A few quick observations:
* Bender (I know he was injured for a while and is young) was still surprisingly bad.
* Skal looked even better than I thought; Maker also did better than I would’ve guessed.
* Dunn was intriguing – very high steal rate and the highest score among the “small guys” on blocks, but was terrible in some offensive categories.
* Jaylen (the point of the exercise!) looked fine. He had mostly high-average scores, and was a fair bit better than Ingram, the only other pure small forward in this sample.

Skal Labissiere (PF/C) -- 9.75
Thon Maker (PF) -- 9.15
Juan Hernangomez (SF/PF) -- 8.95
Marquese Chriss (PF) -- 8.25
Taurean Prince (PF) -- 8.1
Jakob Poeltl (C) -- 7.5 (8.22)
Domantas Sabonis (PF/C) -- 6.15
Dragan Bender (PF/C) -- 4.1

Malcolm Brogdon (SG/PG) -- 8.55
Jaylen Brown (SF) -- 7.85
Jamal Murray (SG/PG) -- 7.6
Buddy Hield (SG) -- 7.25
Brandon Ingram (SF) -- 6.45
Kris Dunn (PG) -- 5.35

NOTES (showing where players ranked in the list of 14 relative to others)
Skal Labissiere -- best or second-best on fg%, # of free throws attempted, total points
Thon Maker -- best on blocks, turnovers
Juan Hernangomez -- best or second-best on 3p%, turnovers
Marquese Chriss -- second-best on # of free throws attempted; tied for second-worst on assists
Taurean Prince -- second-best on steals
Jakob Poeltl -- worst on assists and second-worst on ft%; best on fg%
Domantas Sabonis -- third-worst on fg%, # of free throws attempted
Dragan Bender -- worst or tied for worst in four categories: steals, ft%, fg%, # of free throws attempted
Malcolm Brogdon -- best on assists and second-best on ft%, 3p%
Jaylen Brown -- fifth-best on turnovers, fg%; fourth-worst on blocks
Jamal Murray -- best on ft% with .883; second-worst on rebounds, turnovers
Buddy Hield -- third-worst on steals; third-best on 3p%, ft%
Brandon Ingram -- tied for third-best on # of free throws attempted; fourth-worst on steals, rebounds, ft% and 3p%
Kris Dunn -- best on steals and second-best on assists, but worst on turnovers, total points and second-worst on fg%


simpering whimperer
Lifetime Member
SoSH Member
Jul 31, 2002
So I just want you to know.

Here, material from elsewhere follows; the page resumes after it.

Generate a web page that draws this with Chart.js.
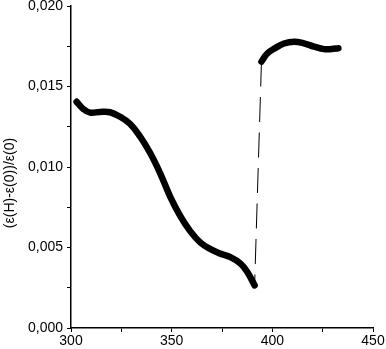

First, thanks for taking the time. Even though it does not always stand up to statistical rigor, I do find ordinal rankings to contain some interesting information.

That said, everything you are trying to capture here is kind of included in BPM (and PER, and Win Shares), though instead of using raw numbers it uses percentages where it can. You can read about BPM here. And of course it is not perfect, none of these things are. And, like everything, though the stat uses minutes, as a regression based statistic, the margin of error goes way way up when you are talking about very small numbers of minutes (e.g. Demetrius Jackson was the highest performing 2016 draftee...in 17 minutes). I'll use a cutoff of 600 minutes here though I think maybe it should be closer to 1000.

1. Brogdon, -0.5
2. Poeltl, -0.6
3. LeVert, -1.1
4. Siakim, -1.1
5. Hernangomez, -1.3
6. Chriss, -1.6
7. McKaw, -1.7
8. Dunn, -2.2
9. Prince, -2.3
10. Zubac, -2.5
11. Murray, -2.6
12. Labissierre, -2.6
13. Hield, -2.8
14. Valentine, -2.8
15. Ingram, -3.8
16. Brown, -4.0
17. Luwawu, -4.0
18. Ulis, -4.0
19. Sabonis, -4.9
20. Whitehead, -4.9

Note that this is not a statistic that would be used for projections, only of what happened.

FTR, Brown ranks 8th of this group in Win Shares, 10th in WS/48, and 18th in VORP. And it's not just minutes, he ranked 8th in those.

Most of this is wrapped up in the things we already know about Brown - low steals, high TO rate.


SoSH Member
Jan 26, 2017
smastroyin, thanks, and I'll take a look at those measures. My measurement may kind of mimic BPM in some ways, but I just checked and Poeltl, LeVert, and Siakam, who are surprisingly high on this list, wouldn't be that high on my list. BPM seems to generate an odd list, just judging on assessment of talent, because it seems to value the three aforementioned players more than Murray, Hield, Ingram, Brown, and Skal unless I'm misreading. That seems odd and counterintuitive, especially since most redrafts show these players all as going in the top seven or so, whereas none show Poeltl, LeVert and Siakam that high (none that I've seen anyway).

Just FYI on Brown: I found actually his steal rate was middle-low -- not as terrible as it's sometimes portrayed (at least in the group of 14 I looked at). Also his turnover rate was actually better than average (as in, lower than average). But this advanced metric may be looking at things in some different way. Anyway, I appreciate your dropping in these other measures. I think at the end of the day though you're right -- everything is going to be flawed to some degree.